We`ll start with the good first: Taxi! Taxi! features the trademark humour you`d come to expect from local comedy stalwarts Gurmit Singh and Mark Lee, and their chemistry is what buoys the first, lighter half of the movie. The characters are highly likable, although they`re painted with garish strokes. The most touching moments of the movie are undoubtedly the scenes between Ah Tau and his son, and the former`s growing sense of responsibilty, which is the closest the movie comes to a sense of character development.

Unfortunately, Taxi! Taxi! also features the trademark flaws of most local Chinese films: a tin ear for dialogue, cartoony sound effects and inexcusably ham-fisted melodrama in its latter half. Just because Singaporean audiences have grown used (or perhaps numb) to these qualities doesn`t make them any less detrimental to local productions. Taxi! Taxi!`s greatest misstep, however, is that its plot progresses in a haphazardly episodic fashion that never depicts Gurmit`s character learning from his new job. As a result, the movie`s premise becomes a largely wasted opportunity, and vastly different from the original source material.

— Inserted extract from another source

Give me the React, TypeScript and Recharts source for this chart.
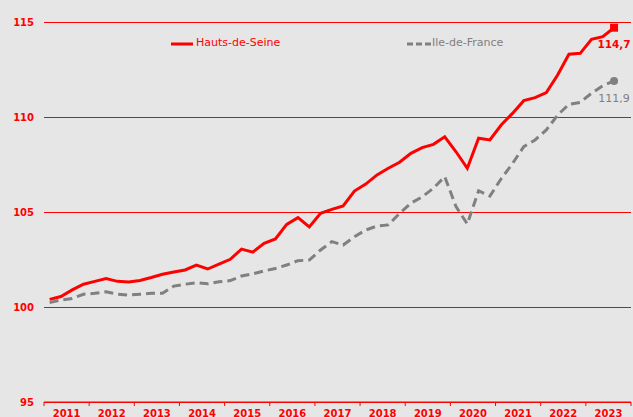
import React from "react";
import { LineChart, Line, XAxis, YAxis, CartesianGrid, Legend } from "recharts";

const years = ["2011", "2012", "2013", "2014", "2015", "2016", "2017", "2018", "2019", "2020", "2021", "2022", "2023"];

const hautsDeSeine = [
  100.4, 100.55, 100.9, 101.2, 101.35, 101.5, 101.35, 101.32, 101.4, 101.55,
  101.72, 101.84, 101.95, 102.2, 102.0, 102.26, 102.51, 103.05, 102.89, 103.35,
  103.58, 104.35, 104.7, 104.21, 104.93, 105.14, 105.32, 106.1, 106.47, 106.95,
  107.3, 107.62, 108.09, 108.39, 108.56, 108.96, 108.17, 107.3, 108.88, 108.79,
  109.58, 110.19, 110.86, 111.02, 111.28, 112.21, 113.3, 113.35, 114.09, 114.23,
  114.7,
];

const ileDeFrance = [
  100.23, 100.37, 100.45, 100.67, 100.72, 100.8, 100.68, 100.63, 100.67, 100.72,
  100.72, 101.1, 101.2, 101.28, 101.22, 101.33, 101.39, 101.63, 101.74, 101.9,
  102.03, 102.21, 102.44, 102.47, 103.0, 103.44, 103.26, 103.7, 104.05, 104.26,
  104.32, 104.93, 105.46, 105.8, 106.25, 106.86, 105.28, 104.37, 106.12, 105.84,
  106.75, 107.55, 108.44, 108.79, 109.32, 110.1, 110.67, 110.77, 111.25, 111.65,
  111.9,
];

const yTicks = [95, 100, 105, 110, 115];
const quartersPerYear = 4;
const lastIndex = hautsDeSeine.length - 1;

const data = hautsDeSeine.map((v, i) => ({
  x: i + 0.5,
  label: `${years[Math.floor(i / quartersPerYear)]}T${(i % quartersPerYear) + 1}`,
  hds: v,
  idf: ileDeFrance[i],
}));

const xTicks = years.map((_, i) => i * quartersPerYear).concat([years.length * quartersPerYear]);

const FONT = "DejaVu Sans, Verdana, sans-serif";
const RED = "#ff0000";
const GRAY = "#808080";

const YearTick = (props: any) => {
  const { x, y, payload } = props;
  const idx = Math.round(payload.value / quartersPerYear);
  if (idx >= years.length) return <g />;
  return (
    <text x={x + 22.6} y={y} dy={9} textAnchor="middle" fill={RED} fontFamily={FONT} fontSize={10} fontWeight="bold">
      {years[idx]}
    </text>
  );
};

const LegendContent = () => (
  <div style={{ position: "relative", width: 633, height: 14, fontFamily: FONT, fontSize: 11, lineHeight: "14px" }}>
    <svg style={{ position: "absolute", left: 170, top: 5 }} width={24} height={6}>
      <line x1={1} y1={3} x2={23} y2={3} stroke={RED} strokeWidth={3} />
    </svg>
    <span style={{ position: "absolute", left: 196, top: 0, color: RED, whiteSpace: "nowrap" }}>Hauts-de-Seine</span>
    <svg style={{ position: "absolute", left: 407, top: 5 }} width={25} height={6}>
      <line x1={0} y1={3} x2={25} y2={3} stroke={GRAY} strokeWidth={3} strokeDasharray="6 3" />
    </svg>
    <span style={{ position: "absolute", left: 432, top: 0, color: GRAY, whiteSpace: "nowrap" }}>Ile-de-France</span>
  </div>
);

const redDot = (props: any) => {
  const { cx, cy, index } = props;
  if (index !== lastIndex) return <g key={`rd${index}`} />;
  return <rect key={`rd${index}`} x={cx - 4} y={cy - 4} width={8} height={8} fill={RED} />;
};

const grayDot = (props: any) => {
  const { cx, cy, index } = props;
  if (index !== lastIndex) return <g key={`gd${index}`} />;
  return <circle key={`gd${index}`} cx={cx} cy={cy} r={4} fill={GRAY} />;
};

const redLabel = (props: any) => {
  const { x, y, index, value } = props;
  if (index !== lastIndex) return <g key={`rl${index}`} />;
  return (
    <text key={`rl${index}`} x={x} y={y + 20} textAnchor="middle" fill={RED} fontFamily={FONT} fontSize={10.5} fontWeight="bold">
      {String(value).replace(".", ",")}
    </text>
  );
};

const grayLabel = (props: any) => {
  const { x, y, index, value } = props;
  if (index !== lastIndex) return <g key={`gl${index}`} />;
  return (
    <text key={`gl${index}`} x={x} y={y + 21} textAnchor="middle" fill={GRAY} fontFamily={FONT} fontSize={11}>
      {String(value).replace(".", ",")}
    </text>
  );
};

export default function App() {
  return (
    <div style={{ position: "absolute", left: 0, top: 0, width: 633, height: 417, background: "#e6e6e6", overflow: "hidden" }}>
      <LineChart width={633} height={417} data={data} margin={{ top: 22, right: 2, left: 0, bottom: 0 }}>
        <CartesianGrid horizontal={true} vertical={false} stroke={RED} strokeWidth={1} shapeRendering="crispEdges" />
        <XAxis
          dataKey="x"
          type="number"
          domain={[0, years.length * quartersPerYear]}
          ticks={xTicks}
          interval={0}
          height={15}
          tick={<YearTick />}
          tickSize={4}
          tickLine={{ stroke: RED }}
          axisLine={{ stroke: RED }}
        />
        <YAxis
          type="number"
          domain={[95, 115]}
          ticks={yTicks}
          width={44}
          axisLine={false}
          tickLine={false}
          tickMargin={4}
          tick={{ fill: RED, fontFamily: FONT, fontSize: 10, fontWeight: "bold" }}
        />
        <Legend
          layout="horizontal"
          verticalAlign="middle"
          align="center"
          content={<LegendContent />}
          wrapperStyle={{ top: 36, left: 0, width: 633 }}
        />
        <Line
          type="linear"
          dataKey="idf"
          name="Ile-de-France"
          stroke={GRAY}
          strokeWidth={3}
          strokeDasharray="9 5"
          dot={grayDot}
          label={grayLabel}
          isAnimationActive={false}
        />
        <Line
          type="linear"
          dataKey="hds"
          name="Hauts-de-Seine"
          stroke={RED}
          strokeWidth={3}
          dot={redDot}
          label={redLabel}
          isAnimationActive={false}
        />
      </LineChart>
    </div>
  );
}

What crosses the border of tolerable into that of aggravating, however, is director Kelvin Sng`s inexplicable urge to pepper his apolitical comedy with incoherent digs at government policy. Taxi! Taxi! is neither audacious nor intelligent enough to pose as a social commentary, and the anti-foreigner sentiment on display merely seems like a weak attempt at populist pandering, rather than bold critique. The screenwriters also seem to have a talent for being unintentionally offensive, with Mark Lee riffing a particularly insensitive line towards the end about visually disabled individuals.

Taxi! Taxi! is a run-of-the-mill local comedy that will prove passably entertaining to those who are fans of its leading men. There are certainly some laughs to be had, but too many wrong turns for this to be an entertaining ride.

Summary: Gets to its location, but only with flat tires and a busted engine.